**Written instruction:** Print the records below exactly, from the line containing "Output the Python" down to the line containing "plt.rcParams['text.color'] = '#1e1e1e'", both lines included, and omit every picture.

Code that draws figures:
# # # # # # #

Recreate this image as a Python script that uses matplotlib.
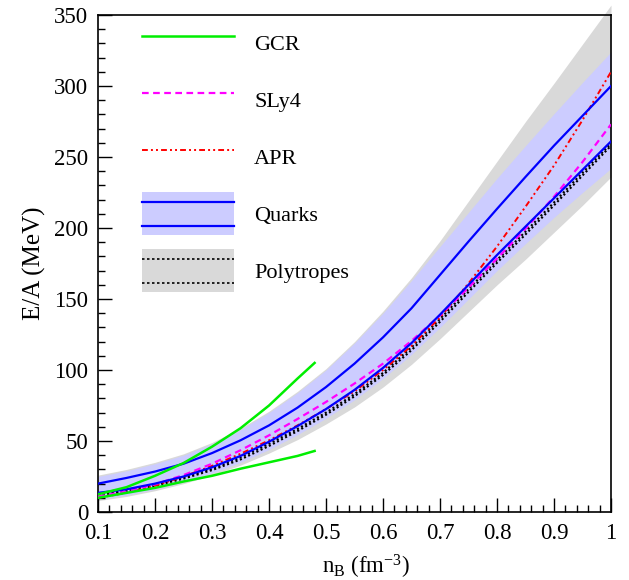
## -- E/A vs baryon density: GCR, SLy4, APR, quark and polytrope bands -- ##
import numpy as np
import matplotlib
matplotlib.use("Agg")
import matplotlib.pyplot as plt
from matplotlib.lines import Line2D
from matplotlib.patches import Patch, Rectangle
from matplotlib.legend_handler import HandlerBase

plt.rcParams['font.family'] = ['Liberation Serif', 'DejaVu Serif']
plt.rcParams['mathtext.fontset'] = 'custom'
plt.rcParams['mathtext.rm'] = 'Liberation Serif'
plt.rcParams['mathtext.it'] = 'Liberation Serif:italic'

##################################
## ---- Data ----##
##################################

n_B = [0.10, 0.15, 0.20, 0.25, 0.30, 0.35, 0.40, 0.45, 0.50, 0.55,
       0.60, 0.65, 0.70, 0.75, 0.80, 0.85, 0.90, 0.95, 1.00]

# quark band and its two bounding curves
quark_band_hi = [25, 29, 34, 40, 48, 58, 70, 84, 100, 119,
                 140, 163, 187, 211, 235, 258, 280.5, 302.5, 324]
quark_band_lo = [9, 12, 16, 21, 27.5, 35, 44, 54.5, 66, 79,
                 94, 111, 130, 150, 170, 189, 207.5, 225, 242]
quark_hi = [20, 24, 28.5, 34, 41.5, 50.5, 61, 73.5, 88, 104.5,
            123, 143.5, 167, 190.5, 213.5, 236, 258, 279, 300]
quark_lo = [13.5, 16, 20, 25, 31.5, 39.5, 49.5, 60.5, 72.5, 86,
            101.5, 119, 139, 160, 181, 201, 221, 241, 261]

# polytrope band and dotted curves
poly_band_hi = [26, 30, 35, 41, 49, 59, 71, 85, 101, 120,
                141.5, 165, 191, 219, 247, 275, 302, 329.5, 357]
poly_band_lo = [8, 11, 15, 20, 26, 33, 41.5, 51, 62, 74,
                88, 104, 122, 141, 160, 178, 197, 216, 236]
poly_a = [12, 14.5, 18.5, 23.5, 29.5, 37, 46.5, 57, 68.5, 81.5,
          96.5, 114, 134, 155, 175.5, 195.5, 216, 237, 258]
poly_b = [12.5, 15, 19.5, 24.5, 30.5, 38.5, 48, 58.5, 70, 83,
          98, 116, 136, 157, 177.5, 197.5, 218, 239, 259.5]

sly4 = [11, 14.5, 19.5, 26, 34, 43.5, 54, 65.5, 77.5, 90.5,
        104.5, 120.5, 138.5, 158, 178.5, 199.5, 222, 246.5, 273]
apr = [10, 13.5, 18.5, 25, 32.5, 41, 50.5, 61, 72.5, 85,
       100, 117, 137, 161, 187, 215, 244, 276, 310]

# GCR stops at 0.48 fm^-3
n_gcr = [0.10, 0.15, 0.20, 0.25, 0.30, 0.35, 0.40, 0.45, 0.48]
gcr_hi = [12.5, 17.5, 25.5, 34.5, 46, 59, 75, 94, 105]
gcr_lo = [10, 13.5, 17, 21.5, 25.5, 30.5, 35, 39.5, 43]

BLUE_FILL = "#ccccff"
GREY_FILL = "#d9d9d9"
GREEN = "#00ee00"

##################################
## ---- Legend band handler  ----##
##################################

class HandlerBand(HandlerBase):
    def __init__(self, face, line_kw):
        super().__init__()
        self.face = face
        self.line_kw = line_kw

    def create_artists(self, legend, orig_handle, xdescent, ydescent,
                       width, height, fontsize, trans):
        rect = Rectangle((-xdescent, -ydescent), width, height,
                         facecolor=self.face, edgecolor="none", transform=trans)
        arts = [rect]
        for f in (0.23, 0.77):
            y = -ydescent + f * height
            arts.append(Line2D([-xdescent, -xdescent + width], [y, y],
                               transform=trans, **self.line_kw))
        return arts

##################################
## ---- Plot                ----##
##################################

fig = plt.figure(figsize=(6.29, 5.80), dpi=100)
ax = fig.add_axes([0.1558, 0.1172, 0.8156, 0.8569])

ax.fill_between(n_B, poly_band_lo, poly_band_hi, color=GREY_FILL, lw=0,
                clip_on=False, zorder=1)
ax.fill_between(n_B, quark_band_lo, quark_band_hi, color=BLUE_FILL, lw=0,
                zorder=1.1)

dot_kw = dict(color="black", lw=1.5, dashes=(1, 1.2))
ax.plot(n_B, poly_b, **dot_kw, zorder=2)
ax.plot(n_B, poly_a, **dot_kw, zorder=2)

apr_kw = dict(color="red", lw=1.4, dashes=(3, 1.6, 1, 1.6, 1, 1.6))
sly_kw = dict(color="magenta", lw=1.6, dashes=(3, 2))
ax.plot(n_B, apr, **apr_kw, zorder=3)
ax.plot(n_B, sly4, **sly_kw, zorder=3)

blue_kw = dict(color="blue", lw=1.6)
ax.plot(n_B, quark_hi, **blue_kw, zorder=4)
ax.plot(n_B, quark_lo, **blue_kw, zorder=4)

ax.plot(n_gcr, gcr_hi, color=GREEN, lw=1.8, zorder=5)
ax.plot(n_gcr, gcr_lo, color=GREEN, lw=1.8, zorder=5)

ax.set_xlim(0.1, 1.0)
ax.set_ylim(0, 350)
ax.set_xticks(np.arange(0.1, 1.001, 0.1))
ax.set_xticklabels(["0.1", "0.2", "0.3", "0.4", "0.5", "0.6", "0.7", "0.8", "0.9", "1"])
ax.set_xticks(np.arange(0.1, 1.001, 0.02), minor=True)
ax.set_yticks(np.arange(0, 351, 50))
ax.set_yticks(np.arange(0, 351, 10), minor=True)

ax.tick_params(which="both", direction="in", top=False, right=False,
               labelsize=16.5, width=1)
ax.tick_params(which="major", length=10)
ax.tick_params(which="minor", length=5)
ax.tick_params(axis="x", pad=8)
ax.tick_params(axis="y", pad=7)
for s in ax.spines.values():
    s.set_linewidth(1.2)

ax.set_xlabel(r"n$_{\rm B}$ ($\rm fm^{-3}$)", fontsize=16.5)
ax.xaxis.set_label_coords(0.523, -0.083)
ax.set_ylabel("E/A (MeV)", fontsize=18, labelpad=6)

# legend
h_gcr = Line2D([], [], color=GREEN, lw=1.8)
h_sly = Line2D([], [], **sly_kw)
h_apr = Line2D([], [], **apr_kw)
h_qrk = Patch(facecolor=BLUE_FILL)
h_pol = Patch(facecolor=GREY_FILL)

ax.legend([h_gcr, h_sly, h_apr, h_qrk, h_pol],
          ["GCR", "SLy4", "APR", "Quarks", "Polytropes"],
          handler_map={h_qrk: HandlerBand(BLUE_FILL, blue_kw),
                       h_pol: HandlerBand(GREY_FILL, dict(color="black", lw=1.2, dashes=(1.5, 1.5)))},
          loc="upper left", bbox_to_anchor=(0.0858, 0.987),
          frameon=False, fontsize=16, borderpad=0, borderaxespad=0,
          handlelength=4.15, handleheight=2.6, labelspacing=0.63,
          handletextpad=0.9)

fig.savefig("out.png", dpi=100)
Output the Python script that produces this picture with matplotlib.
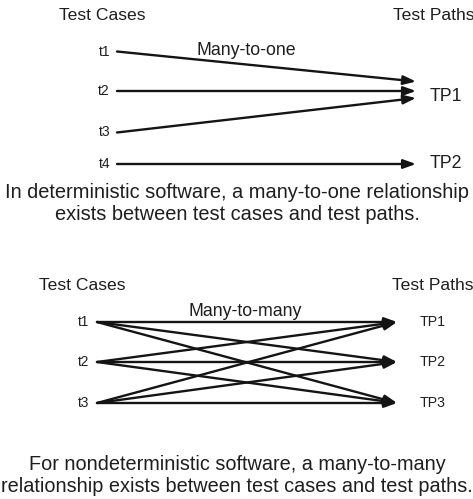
import matplotlib
matplotlib.use("Agg")
import matplotlib.pyplot as plt

plt.rcParams['font.family'] = ['Liberation Sans', 'DejaVu Sans']
plt.rcParams['text.color'] = '#1e1e1e'

# ---- data ----
top_cases = ["t1", "t2", "t3", "t4"]
top_paths = ["TP1", "TP2"]
top_edges = [("t1", "TP1"), ("t2", "TP1"), ("t3", "TP1"), ("t4", "TP2")]
top_label = "Many-to-one"
top_caption = ["In deterministic software, a many-to-one relationship",
               "exists between test cases and test paths."]

bot_cases = ["t1", "t2", "t3"]
bot_paths = ["TP1", "TP2", "TP3"]
bot_edges = [(c, p) for c in bot_cases for p in bot_paths]
bot_label = "Many-to-many"
bot_caption = ["For nondeterministic software, a many-to-many",
               "relationship exists between test cases and test paths."]

# ---- layout (pixel coords) ----
W, H = 473, 499
fig = plt.figure(figsize=(W / 100, H / 100), dpi=100)
ax = fig.add_axes([0, 0, 1, 1])
ax.set_xlim(0, W)
ax.set_ylim(H, 0)
ax.axis('off')

arrow_kw = dict(arrowstyle='-|>,head_length=0.75,head_width=0.27', color='#141414',
                lw=1.7, shrinkA=0, shrinkB=0, mutation_scale=10)

# top diagram layout
top_case_y = {"t1": 51.5, "t2": 91, "t3": 132.5, "t4": 164}
top_tip_y = {("t1", "TP1"): 81.5, ("t2", "TP1"): 91, ("t3", "TP1"): 98, ("t4", "TP2"): 164}
top_path_y = {"TP1": 96, "TP2": 164}
tx0, tx1 = 117, 416

ax.text(102, 15, "Test Cases", ha='center', va='center', fontsize=12.6)
ax.text(393, 15, "Test Paths", ha='left', va='center', fontsize=12.6)
for c in top_cases:
    ax.text(110, top_case_y[c], c, ha='right', va='center', fontsize=10)
for p in top_paths:
    ax.text(430, top_path_y[p], p, ha='left', va='center', fontsize=12.8)
for (c, p) in top_edges:
    ax.annotate("", xy=(tx1, top_tip_y[(c, p)]), xytext=(tx0, top_case_y[c]),
                arrowprops=arrow_kw)
ax.text(246, 50, top_label, ha='center', va='center', fontsize=12.8)
ax.text(237, 193, top_caption[0], ha='center', va='center', fontsize=14.4)
ax.text(237, 215, top_caption[1], ha='center', va='center', fontsize=14.4)

# bottom diagram layout
bot_case_y = {"t1": 322, "t2": 362, "t3": 403}
bot_path_y = {"TP1": 322, "TP2": 362, "TP3": 403}
bx0, bx1 = 97, 397

ax.text(82, 285, "Test Cases", ha='center', va='center', fontsize=12.6)
ax.text(392, 285, "Test Paths", ha='left', va='center', fontsize=12.6)
for c in bot_cases:
    ax.text(89, bot_case_y[c], c, ha='right', va='center', fontsize=9.8)
for p in bot_paths:
    ax.text(420, bot_path_y[p], p, ha='left', va='center', fontsize=10.2)
for (c, p) in bot_edges:
    ax.annotate("", xy=(bx1, bot_path_y[p]), xytext=(bx0, bot_case_y[c]),
                arrowprops=arrow_kw)
ax.text(245, 312, bot_label, ha='center', va='center', fontsize=12.8)
ax.text(237, 465, bot_caption[0], ha='center', va='center', fontsize=14.3)
ax.text(237, 487, bot_caption[1], ha='center', va='center', fontsize=14.3)

fig.savefig("out.png", dpi=100)
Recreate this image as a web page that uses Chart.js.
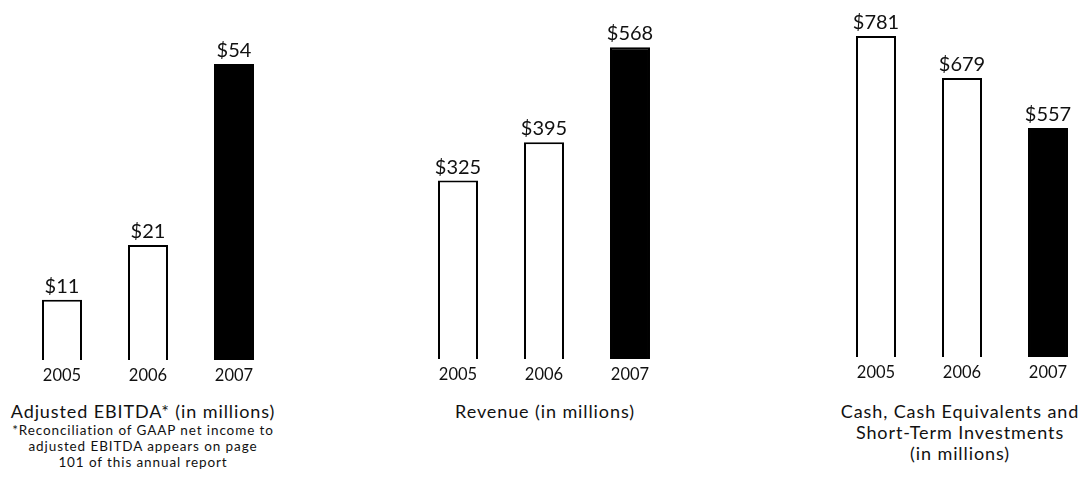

# # # # # # #

**Full solution:**
Output the Python script that produces this picture with matplotlib.
import matplotlib
matplotlib.use("Agg")
import matplotlib.pyplot as plt

plt.rcParams['font.family'] = ['Liberation Sans', 'DejaVu Sans']
plt.rcParams['text.color'] = '#1e1e1e'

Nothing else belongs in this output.